Micromechanical testing of polyisobutylene-polystyrene block-type thermoplastic elastomers

The mechanical properties of a variety of linear triblock copolymers (polysytrene-polyisobutylene-polystyrene, PS-PIB-PS) have been measured. The molecules were synthesized using living carbocationic polymerization of isobutylene, followed by the sequential addition of the second monomer, styrene. The microstructure of the resulting materials was examined as a function of mass fraction of PS using transmission electron microscopy of stained thin films. At small mass fractions, the reinforcing phase (PS) was distributed within the rubbery PIB phase, and the composite could be considered micromechanically using the Bard and Chung model. The comparison of experiment to theory revealed a strong mechanical dependence on Langley-Graessley intermolecular entanglement in the PIB phase.
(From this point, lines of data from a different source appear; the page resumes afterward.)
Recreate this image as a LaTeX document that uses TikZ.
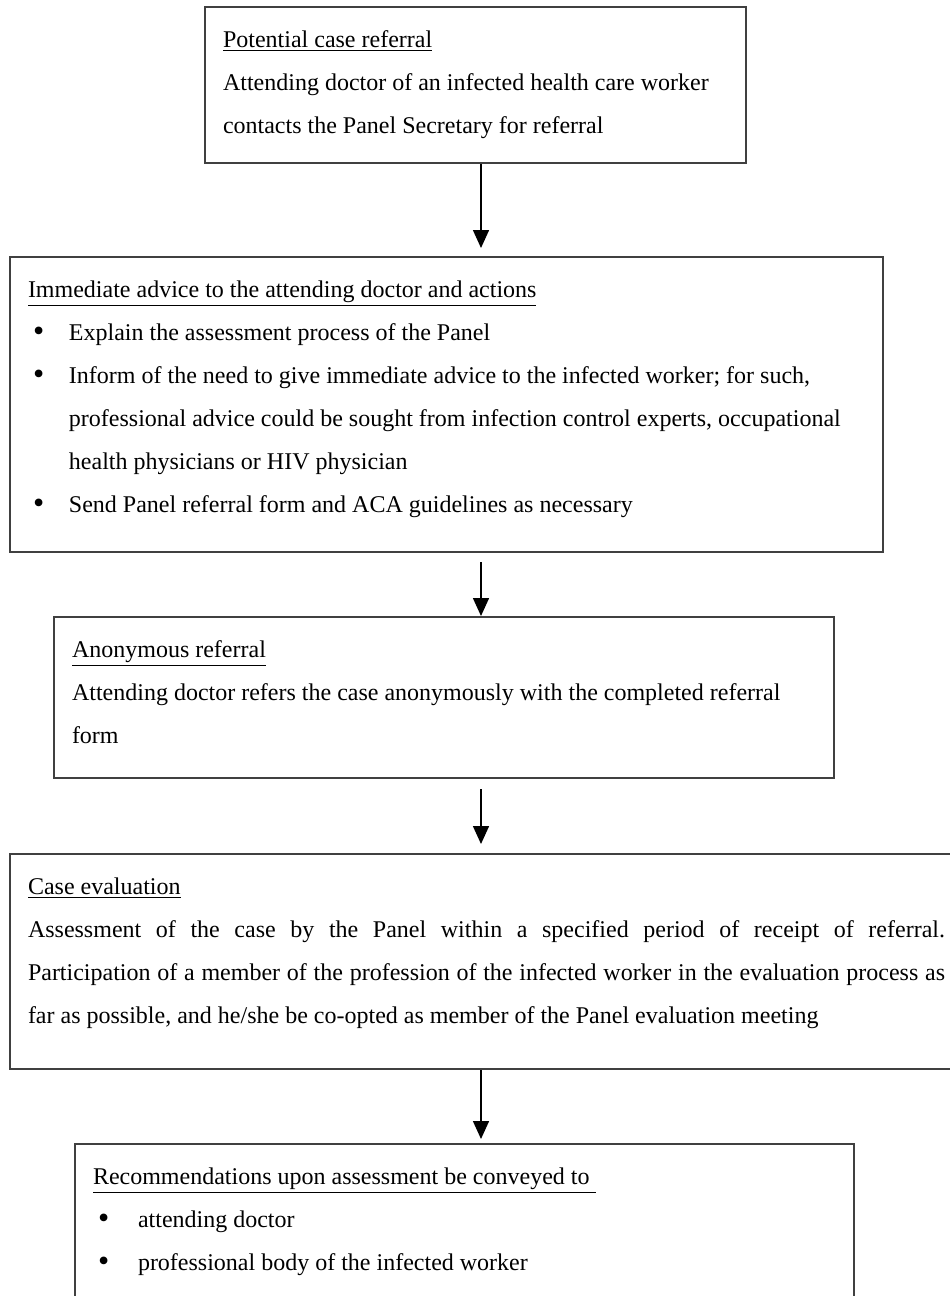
\documentclass[tikz,border=0pt]{standalone}
\usepackage{fontspec}
\setmainfont{Liberation Serif}
\usepackage{tikz}
\usetikzlibrary{arrows.meta,positioning}
\tikzset{
    stage/.style={rectangle, draw=black!75, line width=1pt, anchor=north west, inner sep=9pt, font=\fontsize{12pt}{21.5pt}\selectfont},
    flow/.style={draw, line width=0.75pt, -{Triangle[length=9pt, width=8pt]}}
}
\newcommand{\stagetext}[3]{\parbox[c][#2][t]{#1}{\rule{0pt}{11pt}#3}}
\newcommand{\bitem}[2][20.5pt]{\par\hangindent=#1\hangafter=1\noindent\hspace*{2.5pt}\makebox[\dimexpr#1-2.5pt\relax][l]{\raisebox{-0.8pt}{\fontsize{16pt}{0pt}\selectfont\textbullet}}#2\par}

\begin{document}
\begin{tikzpicture}[x=0.5pt, y=-0.5pt]
    \path[fill=white, use as bounding box] (0,0) rectangle (949,1296);

    % Nodes
    \node[stage] (referral) at (204,6) {\stagetext{252.5pt}{60pt}{%
        \underline{Potential case referral}\\
        Attending doctor of an infected health care worker\\
        contacts the Panel Secretary for referral}};
    \node[stage] (advice) at (9,256) {\stagetext{418.5pt}{129.5pt}{%
        \underline{Immediate advice to the attending doctor and actions}
        \bitem{Explain the assessment process of the Panel}
        \bitem{Inform of the need to give immediate advice to the infected worker; for such,\\
            professional advice could be sought from infection control experts, occupational\\
            health physicians or HIV physician}
        \bitem{Send Panel referral form and ACA guidelines as necessary}}};
    \node[stage] (anon) at (53,616) {\stagetext{372pt}{62.5pt}{%
        \underline{Anonymous referral}\\
        Attending doctor refers the case anonymously with the completed referral\\
        form}};
    \node[stage] (eval) at (9,853) {\stagetext{458.5pt}{89.5pt}{%
        \underline{Case evaluation}\\
        Assessment of the case by the Panel within a specified period of receipt of referral.\linebreak
        Participation of a member of the profession of the infected worker in the evaluation process as\linebreak
        far as possible, and he/she be co-opted as member of the Panel evaluation meeting}};
    \node[stage] (recommend) at (74,1143) {\stagetext{371.5pt}{75pt}{%
        \underline{Recommendations upon assessment be conveyed to\ }
        \bitem[22.5pt]{attending doctor}
        \bitem[22.5pt]{professional body of the infected worker}}};

    % edges
    \coordinate (spine) at (481,0);
    \draw[flow, shorten >=4pt] (referral.south -| spine) -- (advice.north -| spine);
    \draw[flow, shorten <=4.5pt] (advice.south -| spine) -- (anon.north -| spine);
    \draw[flow, shorten <=5pt, shorten >=4.5pt] (anon.south -| spine) -- (eval.north -| spine);
    \draw[flow, shorten >=2pt] (eval.south -| spine) -- (recommend.north -| spine);
\end{tikzpicture}
\end{document}
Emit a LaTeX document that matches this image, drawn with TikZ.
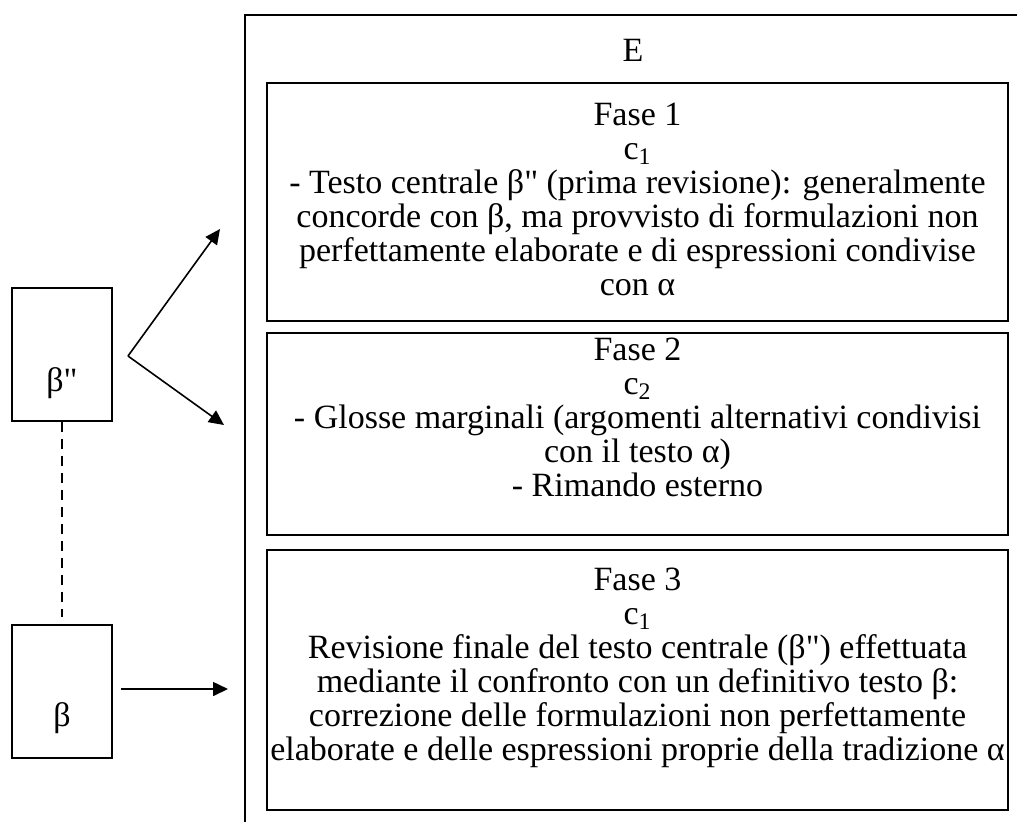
\documentclass[tikz,border=0pt]{standalone}
\usepackage{fontspec}
\setmainfont{Liberation Serif}[Ligatures=TeXOff]
\usetikzlibrary{arrows.meta, positioning}

\begin{document}
\begin{tikzpicture}[
    x=0.5pt, y=-0.5pt,
    frame/.style={rectangle, draw, line width=1pt, minimum width=392.5pt, minimum height=412.5pt},
    phase/.style={rectangle, draw, line width=0.8pt, minimum width=370.5pt, inner sep=0pt},
    source/.style={rectangle, draw, line width=0.8pt, minimum width=50pt, minimum height=66.5pt},
    txt/.style={align=center, font=\fontsize{17pt}{17pt}\selectfont, inner sep=0pt},
    arrow/.style={line width=0.8pt, -{Triangle[length=7.5pt, width=7pt]}}
]
\clip (0,0) rectangle (1017,821);
% outer frame E
\node[frame] (outer) at (637.5,427.5) {};
\node[txt] (etitle) at (633,50) {E};
% phases
\node[phase, minimum height=119pt] (ph1) at (637.5,202) {};
\node[phase, minimum height=101pt] (ph2) at (637.5,434) {};
\node[phase, minimum height=130pt] (ph3) at (637.5,680) {};
\node[txt, anchor=north, below=10pt of ph1.north] (t1) {Fase 1\\
    c\textsubscript{1}\\
    - Testo centrale β" (prima revisione): generalmente\\
    concorde con β, ma provvisto di formulazioni non\\
    perfettamente elaborate e di espressioni condivise\\
    con α};
\node[txt, anchor=north, below=2.5pt of ph2.north] (t2) {Fase 2\\
    c\textsubscript{2}\\
    - Glosse marginali (argomenti alternativi condivisi\\
    con il testo α)\\
    - Rimando esterno};
\node[txt, anchor=north, below=9pt of ph3.north] (t3) {Fase 3\\
    c\textsubscript{1}\\
    Revisione finale del testo centrale (β") effettuata\\
    mediante il confronto con un definitivo testo β:\\
    correzione delle formulazioni non perfettamente\\
    elaborate e delle espressioni proprie della tradizione α};
% sources
\node[source] (b2) at (62,354.5) {};
\node[txt] (b2t) at (62,383) {β"};
\node[source] (b1) at (62,691.5) {};
\node[txt] (b1t) at (62,718) {β};
\coordinate (dashend) at (62,617);
\draw[line width=0.8pt, dash pattern=on 5pt off 3.5pt] (b2.south) -- (dashend);
% arrows
\coordinate (fork) at (128,356);
\coordinate (up) at (220,229);
\coordinate (down) at (224,425);
\coordinate (bstart) at (121,689);
\coordinate (bend) at (228,689);
\draw[arrow] (fork) -- (up);
\draw[arrow] (fork) -- (down);
\draw[arrow] (bstart) -- (bend);
\end{tikzpicture}
\end{document}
At higher mass fractions the microstructure was seen to consist of interpenetrating networks similar to the double gyroid morphology reported for block copolymers. The experimental approach involved the preparation of solution cast transmission electron microscopy specimens from which the undistorted size, distribution and arrangement of phases could be measured, and the similar preparation of thicker tensile specimens from which the accurate mechanical response could be measured. In this way the correlation between the microstructure and deformation was made accurately. The unique mechanical testing methods and instrumentation to measure tensile properties of thin samples were described.